Tuhan tidak dapat diwakili oleh bentuk, nama, rasa, ataupun pengalaman manusia.
Tuhan Tidak Melayani, Tapi Mengilhami
Kebesaran Terletak pada Pelayanan?
Kalau “kebesaran tertinggi adalah melayani penyembah”, maka Tuhan menjadi pelayan dan manusia menjadi pusat kenyataan. Ini adalah antropomorfisme , bukan Vedanta.
Dalam Advaita Vedānta , sejati dan tertinggi adalah penyadaran bahwa Atman = Brahman . Tidak ada dua, tidak ada hubungan pelayan-majikan. Tidak ada bentuk fisik, tidak ada personifikasi.
Dalam Vedānta sejati, Tuhan tidak melayani , melainkan menjadi cahaya batin yang membimbing menuju pengampunan. Ia adalah kesadaran murni, bukan pelayan spiritual selebriti .
Jika Tuhan perlu menyenangkan penyembah-Nya, berarti Tuhan membutuhkan umat-Nya. Tapi Sruti berkata sebaliknya:
“Na tasya kāryam karanam ca vidyate…”
“Ia tidak memiliki tugas atau kewajiban.” (Śvetāśvatara Upaniṣad 6.8)

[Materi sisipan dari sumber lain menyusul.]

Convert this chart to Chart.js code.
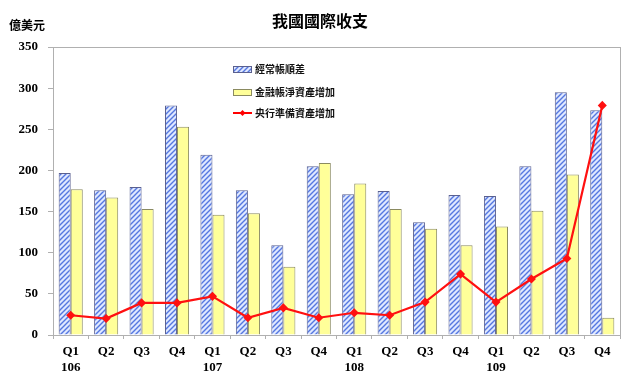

Bhakti Tanpa Filsafat Adalah Bahaya
Kisah Krishna membasuh kaki atau menjadi utusan bukanlah bukti bahwa Tuhan suka menyenangkan penyembah-Nya, melainkan simbol dari karma yoga dan peran sosial , bukan metafisika tentang Tuhan.
Menganggap Krishna sebagai Tuhan pribadi yang tunduk pada kehendak penyembah adalah pelanggaran terhadap nirguna Brahman , sebagaimana prinsip yang ditegaskan oleh seluruh Sruti: Tuhan adalah kesadaran murni yang tak berpribadi.
Mari kita berhenti menguburkan kebenaran Vedantik dengan drama penyembahan figur. Krishna sebagai tokoh Mahābhārata patut dihormati sebagai guru, sahabat, dan perantara , bukan Tuhan Mutlak yang tunduk pada cinta manusia.
Tuhan tidak sedang melayani umat-Nya. Ia sedang membebaskan kita dari penyembahan yang keliru.
Karena keheningan Brahman lebih sakral daripada ribuan nama yang dijapa tanpa pemahaman.
Yang harus dilatih bukanlah cinta sentimental kepada tokoh sejarah, tetapi penyatuan kesadaran dengan Yang Mutlak . Seperti yang diajarkan dalam Mahāvākya :
“Tat tvam asi – Engkau adalah Itu.”
Bukan: "Tat saḥ bhajasi – Engkau harus menyembah seseorang itu."